Jan Byyny and Beautiful Storm placed 15th at the 2024 American Eventing Championships in Lexington, Kentucky. Photo Courtesy Of Jan Byyny

“It was great,” she said of competing in the AECs. “He did actually quite a respectable test. I guess it’s just still a work in progress, because he’s not strong, but he had some moments in this test that were really nice. Then cross-country, it was actually quite a good course. It was certainly proper.”

Their only big hiccup came the night of the AEC show jumping when a rain delay had them competing after dark. Storm was unhappy with their walk along an unlit path to the show jumping stadium, and she said he was so out of sorts by the time he finally made it to the warm-up she wasn’t sure she would be able to walk him over a ground pole, let alone cleanly through the course. She wondered if the bright lights had triggered a flashback to his racing days where he was sometimes run at night. Eventually, she recentered his focus and was impressed that he seemed to gain confidence with every jump. 
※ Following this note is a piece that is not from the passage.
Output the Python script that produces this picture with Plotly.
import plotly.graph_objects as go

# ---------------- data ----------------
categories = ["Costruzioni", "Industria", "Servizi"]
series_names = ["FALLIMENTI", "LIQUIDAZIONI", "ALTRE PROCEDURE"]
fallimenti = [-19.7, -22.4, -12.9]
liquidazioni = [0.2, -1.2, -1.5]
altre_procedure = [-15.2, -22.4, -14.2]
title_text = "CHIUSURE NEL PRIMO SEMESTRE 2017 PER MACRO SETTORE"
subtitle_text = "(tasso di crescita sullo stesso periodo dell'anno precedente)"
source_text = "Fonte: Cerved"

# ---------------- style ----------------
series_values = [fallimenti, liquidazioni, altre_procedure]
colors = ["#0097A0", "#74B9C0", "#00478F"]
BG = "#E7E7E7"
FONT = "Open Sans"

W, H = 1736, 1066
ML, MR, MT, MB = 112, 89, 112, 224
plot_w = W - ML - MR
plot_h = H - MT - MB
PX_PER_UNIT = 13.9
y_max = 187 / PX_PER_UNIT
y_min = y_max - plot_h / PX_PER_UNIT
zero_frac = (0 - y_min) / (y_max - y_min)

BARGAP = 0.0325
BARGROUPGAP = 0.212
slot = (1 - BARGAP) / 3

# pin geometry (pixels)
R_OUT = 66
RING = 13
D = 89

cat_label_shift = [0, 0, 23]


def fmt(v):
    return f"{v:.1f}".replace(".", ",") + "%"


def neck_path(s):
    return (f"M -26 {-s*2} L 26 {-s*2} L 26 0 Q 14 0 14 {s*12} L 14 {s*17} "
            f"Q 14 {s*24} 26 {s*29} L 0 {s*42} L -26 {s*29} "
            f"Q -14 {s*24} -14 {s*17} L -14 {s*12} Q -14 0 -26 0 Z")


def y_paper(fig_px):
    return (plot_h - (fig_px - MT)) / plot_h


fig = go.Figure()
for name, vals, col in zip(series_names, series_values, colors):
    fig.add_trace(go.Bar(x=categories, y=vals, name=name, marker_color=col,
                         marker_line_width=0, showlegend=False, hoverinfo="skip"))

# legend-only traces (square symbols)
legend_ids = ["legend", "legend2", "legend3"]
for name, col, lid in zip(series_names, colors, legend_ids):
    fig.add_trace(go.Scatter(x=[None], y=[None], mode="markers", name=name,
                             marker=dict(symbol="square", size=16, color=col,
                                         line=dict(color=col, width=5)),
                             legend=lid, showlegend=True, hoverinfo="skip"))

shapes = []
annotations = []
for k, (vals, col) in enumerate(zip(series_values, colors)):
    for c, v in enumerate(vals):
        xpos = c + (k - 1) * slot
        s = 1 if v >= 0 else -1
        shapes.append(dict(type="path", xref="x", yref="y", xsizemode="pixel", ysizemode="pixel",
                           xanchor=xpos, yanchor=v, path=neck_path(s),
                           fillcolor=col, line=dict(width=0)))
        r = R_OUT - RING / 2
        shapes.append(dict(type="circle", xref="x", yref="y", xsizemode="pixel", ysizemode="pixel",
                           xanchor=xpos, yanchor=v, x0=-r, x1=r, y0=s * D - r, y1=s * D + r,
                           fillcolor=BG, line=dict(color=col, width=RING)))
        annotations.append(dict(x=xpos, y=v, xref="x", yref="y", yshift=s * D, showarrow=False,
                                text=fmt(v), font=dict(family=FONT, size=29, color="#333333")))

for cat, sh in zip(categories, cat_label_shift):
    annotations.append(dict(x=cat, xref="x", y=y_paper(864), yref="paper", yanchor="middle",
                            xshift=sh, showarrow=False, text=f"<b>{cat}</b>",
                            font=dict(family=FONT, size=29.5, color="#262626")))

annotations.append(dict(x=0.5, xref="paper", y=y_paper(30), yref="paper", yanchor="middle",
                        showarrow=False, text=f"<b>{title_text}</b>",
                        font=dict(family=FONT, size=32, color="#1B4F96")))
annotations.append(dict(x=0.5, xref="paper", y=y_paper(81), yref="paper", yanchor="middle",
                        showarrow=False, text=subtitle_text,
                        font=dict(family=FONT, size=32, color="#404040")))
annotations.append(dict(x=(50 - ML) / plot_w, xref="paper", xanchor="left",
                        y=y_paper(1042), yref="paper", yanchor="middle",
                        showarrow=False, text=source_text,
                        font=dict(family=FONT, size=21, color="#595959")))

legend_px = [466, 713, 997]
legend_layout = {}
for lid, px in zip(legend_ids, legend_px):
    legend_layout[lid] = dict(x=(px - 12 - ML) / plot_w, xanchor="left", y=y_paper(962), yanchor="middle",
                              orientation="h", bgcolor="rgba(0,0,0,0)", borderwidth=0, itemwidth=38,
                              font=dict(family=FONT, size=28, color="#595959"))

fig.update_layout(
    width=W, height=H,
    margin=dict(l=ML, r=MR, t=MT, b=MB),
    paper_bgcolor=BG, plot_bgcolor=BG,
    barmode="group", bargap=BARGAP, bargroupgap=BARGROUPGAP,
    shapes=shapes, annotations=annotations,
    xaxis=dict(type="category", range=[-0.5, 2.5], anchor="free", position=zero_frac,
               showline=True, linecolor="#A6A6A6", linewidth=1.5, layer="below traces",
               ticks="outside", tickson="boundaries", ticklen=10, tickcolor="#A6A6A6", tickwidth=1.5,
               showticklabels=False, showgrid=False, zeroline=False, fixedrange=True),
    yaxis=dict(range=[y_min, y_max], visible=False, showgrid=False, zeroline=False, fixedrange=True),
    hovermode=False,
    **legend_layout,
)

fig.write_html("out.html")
Byyny felt she had her answer. When she loaded up Storm for his first international flight, she knew that making this trip to Blenheim represented a big moment in her own story. 
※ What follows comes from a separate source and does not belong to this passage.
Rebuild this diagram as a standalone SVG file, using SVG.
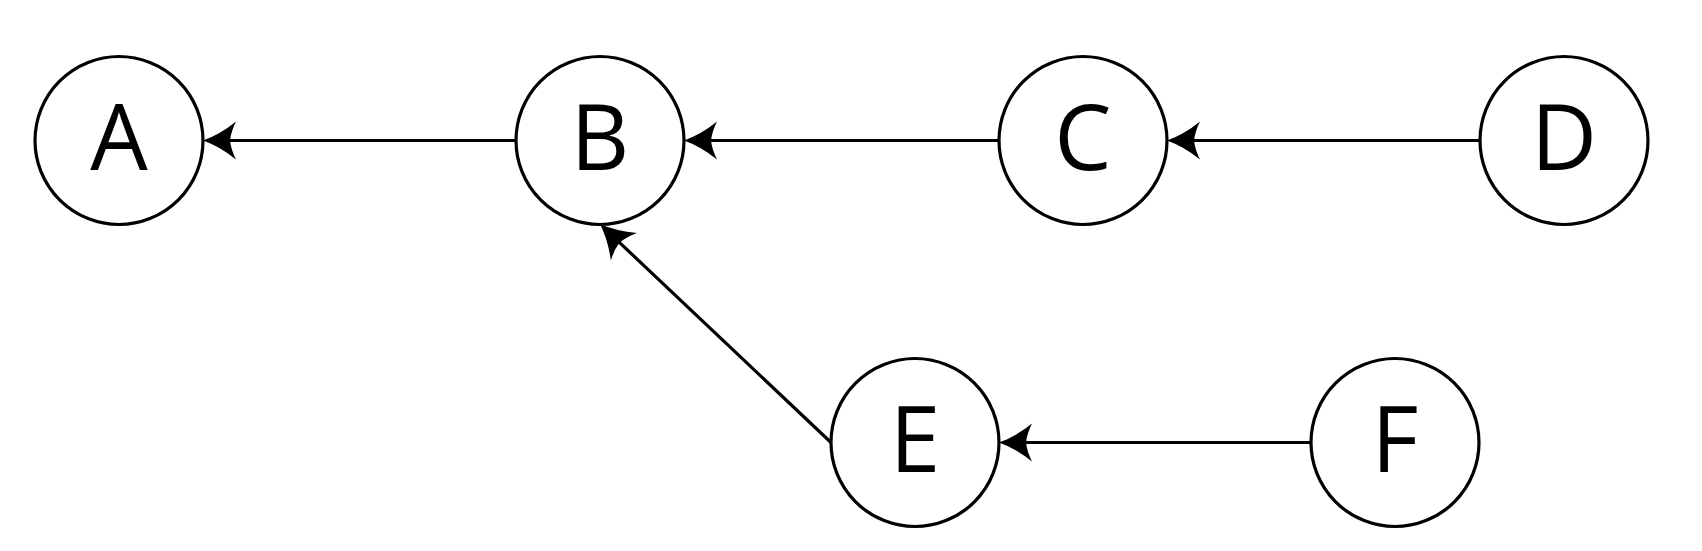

“I will be 58 at the end of October, and I have a really nice horse,” Byyny said. “I just kind of felt like, you only live once, right? And I really wanted to have this experience again.”
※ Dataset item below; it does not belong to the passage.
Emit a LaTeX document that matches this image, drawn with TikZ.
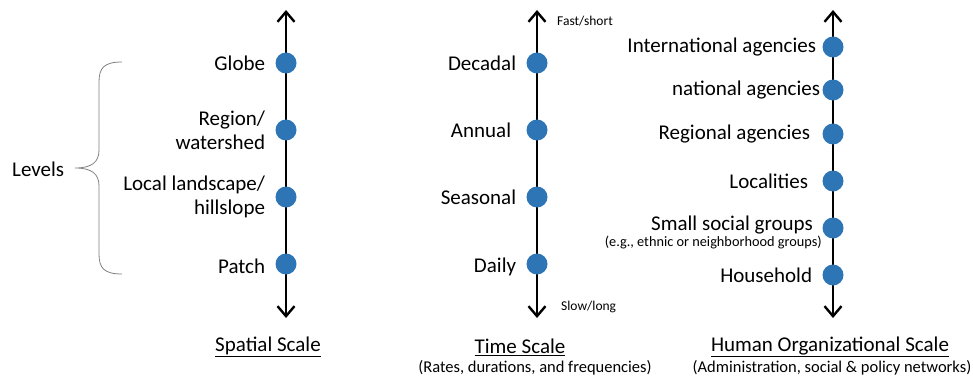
\documentclass[tikz,border=0pt]{standalone}
\usepackage{fontspec}
\setmainfont{Carlito}
\usetikzlibrary{arrows.meta, positioning}

\definecolor{dotblue}{RGB}{46,117,182}

\tikzset{
    axis/.style  = {line width = 2.4pt,
                    {Straight Barb[length = 10pt, width = 17pt]}-{Straight Barb[length = 10pt, width = 17pt]}},
    dot/.style   = {circle, fill = dotblue, inner sep = 0pt, minimum size = 21pt},
    lbl/.style   = {align = right, inner sep = 0pt, font = \fontsize{21}{24}\selectfont},
    small/.style = {inner sep = 0pt, font = \fontsize{13.5}{16}\selectfont},
    title/.style = {inner sep = 0pt, font = \fontsize{21}{24}\selectfont},
    sub/.style   = {inner sep = 0pt, font = \fontsize{16.5}{19}\selectfont},
}

\begin{document}
\begin{tikzpicture}[x = 1pt, y = -1pt]
        \useasboundingbox (0,0) rectangle (973,382);

        % spatial scale
        \coordinate (sTop) at (286,10);
        \coordinate (sBot) at (286,318);
        \draw[axis] (sBot) -- (sTop);
        \node[dot] (s1) at (286,63)  {};
        \node[dot] (s2) at (286,130) {};
        \node[dot] (s3) at (286,197) {};
        \node[dot] (s4) at (286,264) {};

        \node[lbl, left = 10pt of s1]                  (sGlobe)  {Globe};
        \node[lbl, left = 10pt of s2]                  (sRegion) {Region/\\watershed};
        \node[lbl, left = 10pt of s3]                  (sLocal)  {Local landscape/\\hillslope};
        \node[lbl, left = 10pt of s4, yshift = -2pt]   (sPatch)  {Patch};

        \node[lbl, anchor = west] (levels) at (12,169) {Levels};
        \draw[gray, line width = 0.8pt] (122,62) .. controls (104,62) and (99,68) .. (99,82)
            -- (99,150) .. controls (99,162) and (92,168) .. (75,168)
            .. controls (92,168) and (99,174) .. (99,186)
            -- (99,254) .. controls (99,268) and (104,274) .. (122,274);

        \node[title] (sTitle) at (268,347) {\underline{Spatial Scale}};

        % time scale
        \coordinate (tTop) at (537,10);
        \coordinate (tBot) at (537,318);
        \draw[axis] (tBot) -- (tTop);
        \node[dot] (t1) at (537,63)  {};
        \node[dot] (t2) at (537,130) {};
        \node[dot] (t3) at (537,197) {};
        \node[dot] (t4) at (537,264) {};

        \node[lbl, left = 10pt of t1] (tDecadal)  {Decadal};
        \node[lbl, left = 15pt of t2] (tAnnual)   {Annual};
        \node[lbl, left = 10pt of t3] (tSeasonal) {Seasonal};
        \node[lbl, left = 10pt of t4, yshift = -3pt] (tDaily) {Daily};

        \node[small, anchor = west] (tFast) at (557,21)  {Fast/short};
        \node[small, anchor = west] (tSlow) at (561,307) {Slow/long};

        \node[title] (tTitle) at (520,347) {\underline{Time Scale}};
        \node[sub]   (tSub)   at (535,368) {(Rates, durations, and frequencies)};

        % human organizational scale
        \coordinate (hTop) at (833,10);
        \coordinate (hBot) at (833,318);
        \draw[axis] (hBot) -- (hTop);
        \node[dot] (h1) at (833,47)  {};
        \node[dot] (h2) at (833,90)  {};
        \node[dot] (h3) at (833,134) {};
        \node[dot] (h4) at (833,181) {};
        \node[dot] (h5) at (833,228) {};
        \node[dot] (h6) at (833,275) {};

        \node[lbl, left = 6pt of h1]  (hInter)    {International agencies};
        \node[lbl, left = 2pt of h2]  (hNational) {national agencies};
        \node[lbl, left = 12pt of h3] (hRegional) {Regional agencies};
        \node[lbl, left = 14pt of h4] (hLocal)    {Localities};
        \node[lbl, anchor = east] (hSmall) at (813,225) {Small social groups};
        \node[small, anchor = east, font = \fontsize{14.3}{16}\selectfont] (hEg) at (822,242) {(e.g., ethnic or neighborhood groups)};
        \node[lbl, left = 10pt of h6] (hHouse)    {Household};

        \node[title] (hTitle) at (830,347) {\underline{Human Organizational Scale}};
        \node[sub]   (hSub)   at (832,368) {(Administration, social \& policy networks)};
\end{tikzpicture}
\end{document}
She said the “sea of spectators” at Blenheim made the event a more overwhelming experience than the American venues Storm is accustomed to. But each day, although they picked up 20 penalties on cross-country, she felt the horse prove himself a bit more capable of handling the big environment. 

Jan Byyny says that her off-the-track Thoroughbred gelding Beautiful Storm is a “cuddlebug” who wants to be in your pocket in spite of his giant size. Photo Courtesy Of Jan Byyny

“You could tell that he was like, ‘Oh my god!’ But this is the best thing about it,” she said of the intimidating atmosphere. “Look, did I come home with a ribbon? No, but my point is that he just grew so much from it.”

His performance abroad, especially in the cross-country, convinced Byyny that both of them would benefit from another trip to Europe. She’s already set her sights on returning to Blenheim and going to Aachen (Germany) next year. 

“I really feel my heart that he is a five-star horse, but I wanted to make sure—it’s been a while since I’ve been at that level—that I am as competitive as I can be,” she said.

“I mean, some people can just get on a horse and make it work. But with my horses, I’ve always had partnerships with them,” she said of riding at the five-star level. “You just know so much about them and also, because you train them, they understand you. I think the heart and desire makes it a five-star horse. But I think also you have to have the heart and desire as a rider, as well.”

Riding her American-bred horse across the English countryside was a dream come true. While her journey back to advanced eventing has had its unexpected bumps, she has her own metric for measuring her success, and it has little to do with ribbon color. 

“I’m trying every day to be better,” she said. “By being better as a person, as a trainer, as a daughter.”